The key element from TGV which will be retained in AGV is the articulation and the articulated bogies, as palais explained. "The goal is to conserve the articulation because of its excellent ride characteristics and good safety record." The articulation performed well in two derailments involving TGVs. The trains remained upright and in alignment with track.

Distributed power high-speed trains are not new. The Japanese Shinkansen family of trains has always had distributed power, as has the Italian Pendolino, and now ICE 3, the latest generation of German high-speed train. However, as Palais pointed out, "it has only recently become possible to marry distributed power with articulation while keeping within the 17 tonne axleload restriction, which is the European standard." This is thanks to the advent of new power semi-conductors of the IGBT type. "The potential gains in mass resulting from this type of component now mean that it is possible to design an articulated train capable of operating at speeds in excess of 320km/h," Palais said. AGV will therefore have Alstom's Onix IGBT traction system. However, technology has not advanced enough yet to allow a double-deck AGV.

AGV train configurations will be based on a module of three coaches with two powered bogies (each axle driven by a 600kW asynchronous motor) and a trailer bogie. This makes it possible to produce various formations which each have virtually the same traction and braking performance. Thanks to the variable sizes of traction equipment, it is possible to add non-powered trailer coaches to permit seven, 10, and 14-car trains. There will be only two types of coach: one with a driver's cab and an intermediate coach.

The result is that a 200m-long 10-car AGV will have only 11 bogies compared with 13 on a 10-car TGV R[acute{e}]seau set (two power cars and eight trailers), which should reduce rolling noise. AGV will seat 411 passengers compared with only 377 in a TGV R[acute{e}]seau, so the cost per seat should be less with AGV.
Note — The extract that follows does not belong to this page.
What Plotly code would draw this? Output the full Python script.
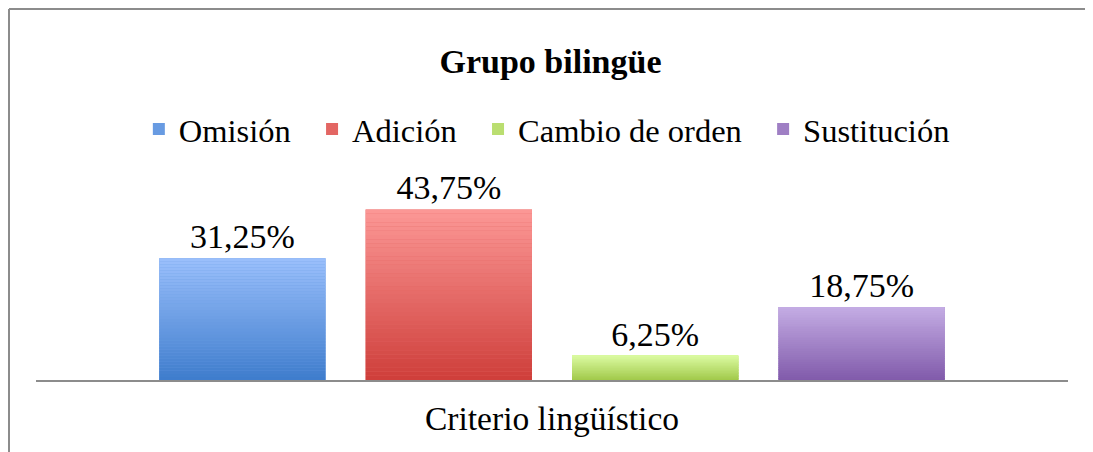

AGV represents a number of technical challenges. As Palais was quick to point out: "It would be unthinkable to increase the operating speed while at the same time reducing the level of dynamic comfort in the trains or imposing additional stresses requiring increased track maintenance. Any increases in speed must be achieved while offering the same level of comfort as that obtained with TGVs running at 300km/h on the same quality of track."

Alstom has therefore developed an active lateral suspension system, which will be fitted to each trailer bogie, to stabilise the coach laterally in relation to the movement of the bogie on the track. An electric actuator will maintain the coach body virtually within the axis of the bogie thereby avoiding contact with the stops. This recentring will make it possible to soften the secondary suspension which should increase comfort during alignment. The electric actuators will be controlled to stabilise low and medium frequency lateral movements of the car body in relation to the bogies. In addition, the level of comfort does not vary according to the position of the coach in the train.

Alstom has fitted active lateral suspension and electric actuators to a TGV R[acute{e}]seau and tested it at 350km/h on the Lille-Calais section of TGV Nord Europe. The dynamic comfort at 350km/h matched that of a non-equipped train at 300km/h. Another set of tests will be conducted next month with a modified design of actuator.